### GIVEN EXERCISE
Exactly as written, write out the lines below from the first to the one containing "sredne, skoree_legko, ochen_legko]", inclusive. Pictures do not belong in the copy.
┄┄┄┄┄┄
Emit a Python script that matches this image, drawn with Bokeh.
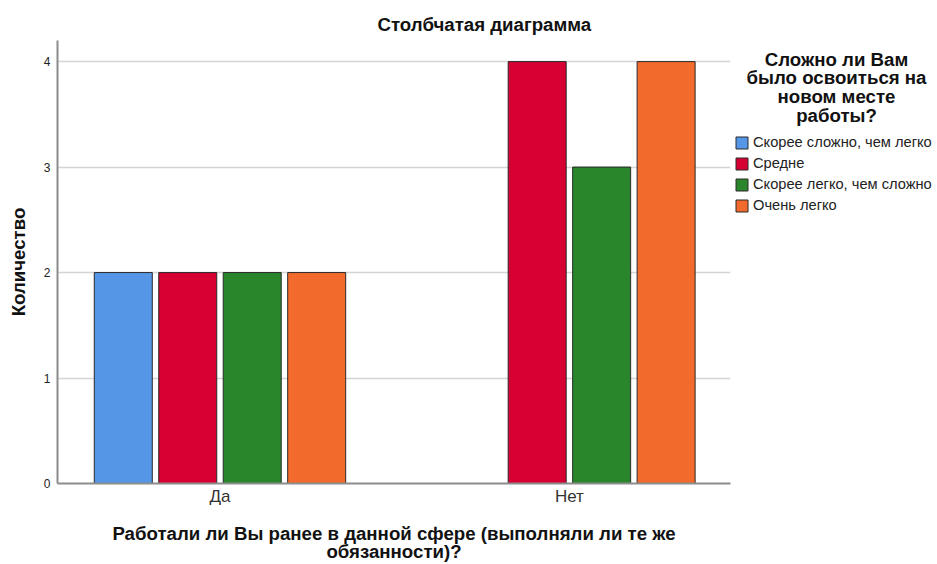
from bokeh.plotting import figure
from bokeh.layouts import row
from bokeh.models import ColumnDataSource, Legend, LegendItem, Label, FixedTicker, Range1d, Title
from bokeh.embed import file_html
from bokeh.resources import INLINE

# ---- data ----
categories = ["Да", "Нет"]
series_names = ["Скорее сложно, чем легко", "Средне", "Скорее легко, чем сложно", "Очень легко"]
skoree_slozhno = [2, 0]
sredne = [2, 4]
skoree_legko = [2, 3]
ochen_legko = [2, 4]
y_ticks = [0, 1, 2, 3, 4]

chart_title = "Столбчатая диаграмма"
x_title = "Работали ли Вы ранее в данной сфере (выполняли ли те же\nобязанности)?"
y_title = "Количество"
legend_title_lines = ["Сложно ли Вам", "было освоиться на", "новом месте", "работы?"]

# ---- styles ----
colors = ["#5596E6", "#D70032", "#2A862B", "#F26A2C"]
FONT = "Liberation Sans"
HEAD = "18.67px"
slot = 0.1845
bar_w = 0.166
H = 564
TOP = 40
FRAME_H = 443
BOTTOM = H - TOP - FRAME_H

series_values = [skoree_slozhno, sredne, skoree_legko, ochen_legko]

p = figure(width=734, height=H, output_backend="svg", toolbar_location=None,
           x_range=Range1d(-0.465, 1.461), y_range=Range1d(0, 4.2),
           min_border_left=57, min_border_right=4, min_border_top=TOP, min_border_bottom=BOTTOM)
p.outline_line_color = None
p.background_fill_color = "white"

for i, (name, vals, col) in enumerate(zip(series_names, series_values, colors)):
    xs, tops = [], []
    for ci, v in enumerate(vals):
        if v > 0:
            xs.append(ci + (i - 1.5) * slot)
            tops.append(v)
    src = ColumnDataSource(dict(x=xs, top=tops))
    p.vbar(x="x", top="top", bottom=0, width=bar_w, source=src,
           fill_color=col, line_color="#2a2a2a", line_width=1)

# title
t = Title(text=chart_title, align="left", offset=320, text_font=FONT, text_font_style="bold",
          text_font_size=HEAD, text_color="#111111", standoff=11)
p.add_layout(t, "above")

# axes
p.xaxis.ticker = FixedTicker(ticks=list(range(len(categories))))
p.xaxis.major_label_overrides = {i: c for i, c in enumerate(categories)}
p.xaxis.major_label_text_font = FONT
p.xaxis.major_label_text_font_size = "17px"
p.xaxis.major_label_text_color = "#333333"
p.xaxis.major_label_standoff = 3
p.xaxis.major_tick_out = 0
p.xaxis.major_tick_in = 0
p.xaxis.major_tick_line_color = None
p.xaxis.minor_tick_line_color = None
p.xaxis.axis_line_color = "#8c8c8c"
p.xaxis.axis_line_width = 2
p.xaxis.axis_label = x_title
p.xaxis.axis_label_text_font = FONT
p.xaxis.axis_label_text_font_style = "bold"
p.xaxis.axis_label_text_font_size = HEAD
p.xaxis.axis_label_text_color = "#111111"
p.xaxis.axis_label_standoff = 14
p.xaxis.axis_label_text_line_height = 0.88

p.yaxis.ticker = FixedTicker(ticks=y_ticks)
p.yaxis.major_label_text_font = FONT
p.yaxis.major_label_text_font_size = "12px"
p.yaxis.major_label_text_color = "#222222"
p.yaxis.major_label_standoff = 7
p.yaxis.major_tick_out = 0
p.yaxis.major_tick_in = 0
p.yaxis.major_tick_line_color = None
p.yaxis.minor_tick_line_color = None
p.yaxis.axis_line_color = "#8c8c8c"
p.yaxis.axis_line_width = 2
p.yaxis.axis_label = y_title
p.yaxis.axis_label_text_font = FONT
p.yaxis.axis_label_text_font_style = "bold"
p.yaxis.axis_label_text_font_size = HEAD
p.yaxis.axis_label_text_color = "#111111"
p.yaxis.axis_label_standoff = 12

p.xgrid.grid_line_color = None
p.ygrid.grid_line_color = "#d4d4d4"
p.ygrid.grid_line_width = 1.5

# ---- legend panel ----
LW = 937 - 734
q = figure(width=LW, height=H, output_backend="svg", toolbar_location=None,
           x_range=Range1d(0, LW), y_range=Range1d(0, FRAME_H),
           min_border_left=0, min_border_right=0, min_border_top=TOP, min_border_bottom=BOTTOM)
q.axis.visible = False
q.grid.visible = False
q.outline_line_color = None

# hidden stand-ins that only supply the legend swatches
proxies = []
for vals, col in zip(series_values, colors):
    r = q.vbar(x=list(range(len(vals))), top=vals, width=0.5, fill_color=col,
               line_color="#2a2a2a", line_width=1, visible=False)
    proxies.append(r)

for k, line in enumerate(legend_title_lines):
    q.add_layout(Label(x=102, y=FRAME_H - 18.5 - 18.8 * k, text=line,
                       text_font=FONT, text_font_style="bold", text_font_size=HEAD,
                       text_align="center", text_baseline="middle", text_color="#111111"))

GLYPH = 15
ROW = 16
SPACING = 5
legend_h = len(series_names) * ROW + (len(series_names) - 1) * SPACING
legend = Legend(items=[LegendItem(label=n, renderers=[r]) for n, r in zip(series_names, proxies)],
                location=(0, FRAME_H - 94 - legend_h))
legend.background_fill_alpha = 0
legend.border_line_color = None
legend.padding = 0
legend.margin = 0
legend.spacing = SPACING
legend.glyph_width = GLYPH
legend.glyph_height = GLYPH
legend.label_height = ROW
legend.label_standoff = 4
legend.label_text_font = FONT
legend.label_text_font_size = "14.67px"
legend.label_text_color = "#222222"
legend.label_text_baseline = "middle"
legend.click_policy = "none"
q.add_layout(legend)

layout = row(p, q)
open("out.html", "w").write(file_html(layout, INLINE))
┄┄┄┄┄┄
### RESPONSE
Emit a Python script that matches this image, drawn with Bokeh.
from bokeh.plotting import figure
from bokeh.layouts import row
from bokeh.models import ColumnDataSource, Legend, LegendItem, Label, FixedTicker, Range1d, Title
from bokeh.embed import file_html
from bokeh.resources import INLINE

# ---- data ----
categories = ["Да", "Нет"]
series_names = ["Скорее сложно, чем легко", "Средне", "Скорее легко, чем сложно", "Очень легко"]
skoree_slozhno = [2, 0]
sredne = [2, 4]
skoree_legko = [2, 3]
ochen_legko = [2, 4]
y_ticks = [0, 1, 2, 3, 4]

chart_title = "Столбчатая диаграмма"
x_title = "Работали ли Вы ранее в данной сфере (выполняли ли те же\nобязанности)?"
y_title = "Количество"
legend_title_lines = ["Сложно ли Вам", "было освоиться на", "новом месте", "работы?"]

# ---- styles ----
colors = ["#5596E6", "#D70032", "#2A862B", "#F26A2C"]
FONT = "Liberation Sans"
HEAD = "18.67px"
slot = 0.1845
bar_w = 0.166
H = 564
TOP = 40
FRAME_H = 443
BOTTOM = H - TOP - FRAME_H

series_values = [skoree_slozhno, sredne, skoree_legko, ochen_legko]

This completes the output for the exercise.